Lesson Plan

• Describe the concept of thermal equilibrium and the zero‑law of thermodynamics.
• Explain why equal temperature implies no net heat flow between regions.
• Predict temperature changes when two objects at different temperatures are placed in thermal contact.
• Apply the condition T₁ = T₂ to determine whether systems are in equilibrium.
• Identify and correct common misconceptions about temperature and heat flow.

• Projector or interactive whiteboard
• Printed diagram of metal block on wooden board
• Thermometers or temperature probes
• Metal block and wooden board for demonstration
• Worksheet with “Check Your Understanding” questions
• Markers and whiteboard
• Calculator (optional)

Begin with a quick question: “What happens to heat when two objects at different temperatures touch?” Students recall prior lessons on heat flow. Explain that today they will determine how equal temperatures indicate thermal equilibrium and what that means for energy transfer.

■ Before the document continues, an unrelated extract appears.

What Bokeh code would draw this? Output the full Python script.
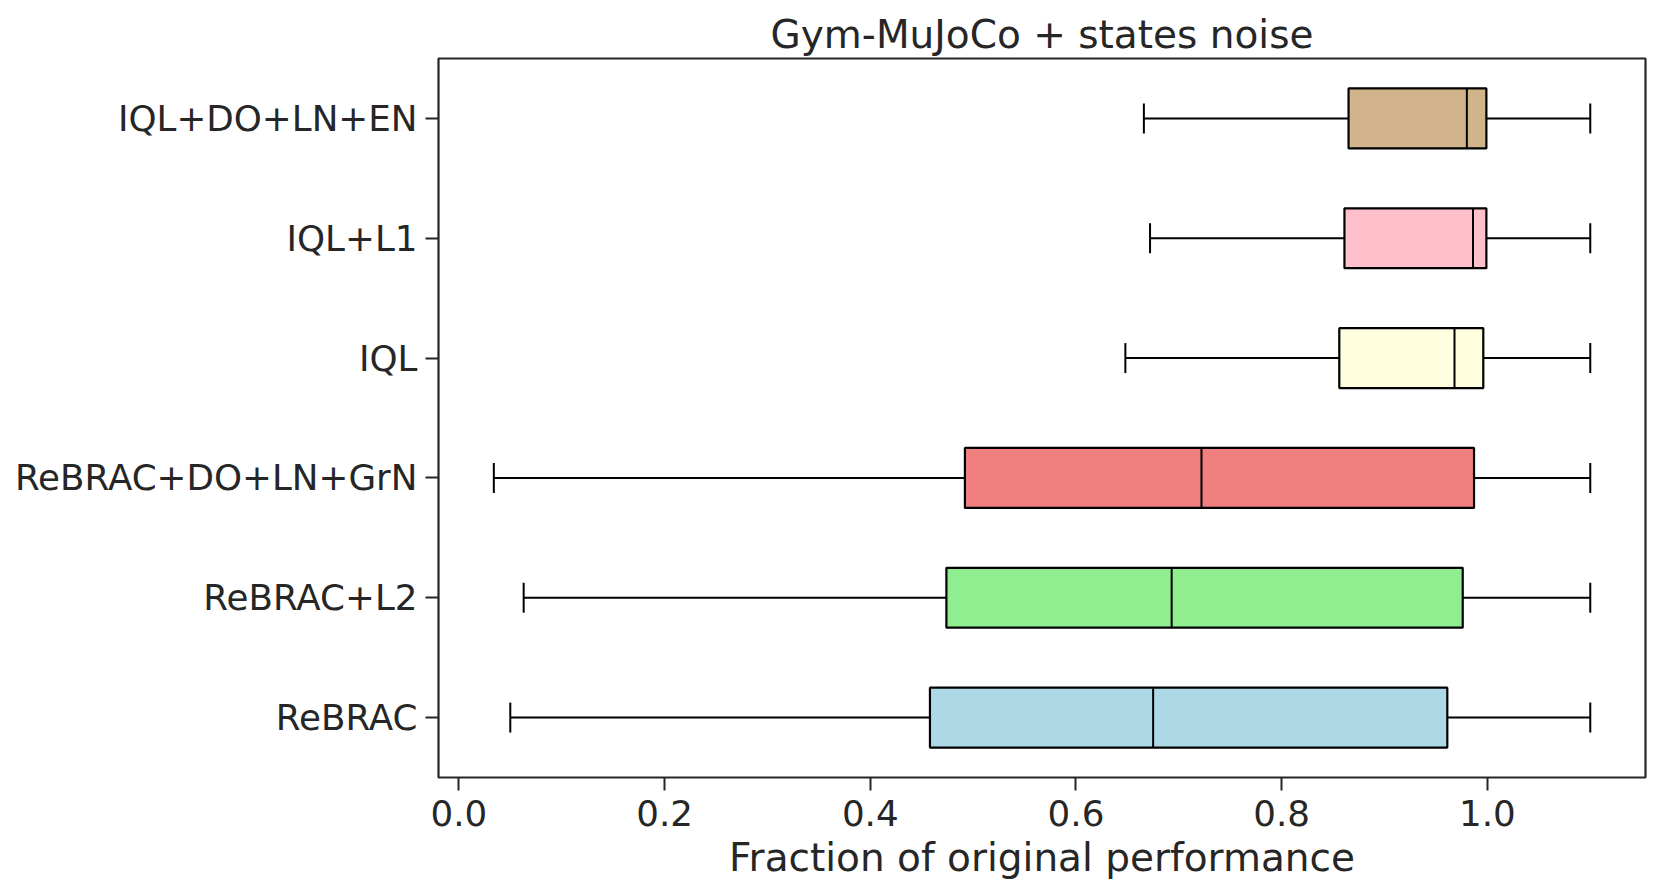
from bokeh.plotting import figure
from bokeh.models import Range1d, FixedTicker, ColumnDataSource, Title
from bokeh.embed import file_html
from bokeh.resources import INLINE

# Data (top to bottom as shown)
methods = ["IQL+DO+LN+EN", "IQL+L1", "IQL", "ReBRAC+DO+LN+GrN", "ReBRAC+L2", "ReBRAC"]
whisker_low = [0.666, 0.672, 0.648, 0.034, 0.063, 0.050]
q1 = [0.865, 0.861, 0.856, 0.492, 0.474, 0.458]
median = [0.980, 0.986, 0.968, 0.722, 0.693, 0.675]
q3 = [0.999, 0.999, 0.996, 0.987, 0.976, 0.961]
whisker_high = [1.100, 1.100, 1.100, 1.100, 1.100, 1.100]
colors = ["#D2B48C", "#FFC0CB", "#FFFFE0", "#F08080", "#90EE90", "#ADD8E6"]

x_ticks = [0.0, 0.2, 0.4, 0.6, 0.8, 1.0]
title_text = "Gym-MuJoCo + states noise"
x_label = "Fraction of original performance"

n = len(methods)
pos = [n - 1 - i for i in range(n)]
box_h = 0.5
cap_h = 0.25

src = ColumnDataSource(dict(
    y=pos, lo=whisker_low, q1=q1, med=median, q3=q3, hi=whisker_high, color=colors,
    ybot=[p - box_h / 2 for p in pos], ytop=[p + box_h / 2 for p in pos],
    cbot=[p - cap_h / 2 for p in pos], ctop=[p + cap_h / 2 for p in pos],
))

FONT = "DejaVu Sans"
TXT = "#262626"

p = figure(
    frame_width=1207, frame_height=719,
    x_range=Range1d(-0.0198, 1.1537), y_range=Range1d(-0.5, n - 0.5),
    output_backend="svg", toolbar_location=None,
    min_border_left=438, min_border_right=8, min_border_top=58, min_border_bottom=100,
)
p.title = Title(text=title_text, align="center", text_font=FONT, text_font_size="39px",
                text_color=TXT, text_font_style="normal", standoff=4)

p.grid.visible = False
p.outline_line_color = TXT
p.outline_line_width = 2.2
p.background_fill_color = "white"
p.border_fill_color = "white"

# whiskers
p.segment(x0="lo", y0="y", x1="q1", y1="y", source=src, line_color="black", line_width=2)
p.segment(x0="q3", y0="y", x1="hi", y1="y", source=src, line_color="black", line_width=2)
# caps
p.segment(x0="lo", y0="cbot", x1="lo", y1="ctop", source=src, line_color="black", line_width=2)
p.segment(x0="hi", y0="cbot", x1="hi", y1="ctop", source=src, line_color="black", line_width=2)
# boxes
p.quad(left="q1", right="q3", bottom="ybot", top="ytop", source=src,
       fill_color="color", line_color="black", line_width=2.2)
# medians
p.segment(x0="med", y0="ybot", x1="med", y1="ytop", source=src, line_color="black", line_width=2)

for ax in (p.xaxis[0], p.yaxis[0]):
    ax.axis_line_color = None
    ax.major_tick_line_color = TXT
    ax.major_tick_line_width = 2
    ax.major_tick_out = 13
    ax.major_tick_in = 0
    ax.minor_tick_line_color = None
    ax.major_label_text_font = FONT
    ax.major_label_text_font_size = "35.7px"
    ax.major_label_text_color = TXT

p.xaxis.ticker = FixedTicker(ticks=x_ticks)
p.xaxis.major_label_overrides = {t: f"{t:.1f}" for t in x_ticks}
p.xaxis.major_label_standoff = 9
p.xaxis.axis_label = x_label
p.xaxis.axis_label_text_font = FONT
p.xaxis.axis_label_text_font_size = "39px"
p.xaxis.axis_label_text_font_style = "normal"
p.xaxis.axis_label_text_color = TXT
p.xaxis.axis_label_standoff = 6

p.yaxis.ticker = FixedTicker(ticks=pos)
p.yaxis.major_label_overrides = {pp: m for pp, m in zip(pos, methods)}
p.yaxis.major_label_standoff = 8

open("out.html", "w").write(file_html(p, INLINE))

1. Do‑now (5'): Mini‑quiz on heat flow concepts displayed on the board.
2. Mini‑lecture (10'): Introduce thermal equilibrium, zero‑law, and the equation T₁ = T₂ using a diagram.
3. Guided demonstration (10'): Place a metal block on a wooden board, monitor temperatures, and discuss the observed equalisation.
4. Collaborative worksheet (15'): Groups answer “Check Your Understanding” questions while the teacher circulates.
5. Concept‑mapping activity (5'): Students create a quick map linking temperature, heat flow, equilibrium, and the zero‑law.
6. Whole‑class recap & formative check (5'): Quick poll or show‑of‑hands to confirm mastery of objectives.

Summarise that equal temperatures mean no net heat flow and that the zero‑law lets us treat temperature as a property of a system. Ask students to write one‑sentence exit tickets describing thermal equilibrium in their own words. Assign homework: complete the textbook problems on the zero‑law and temperature gradients.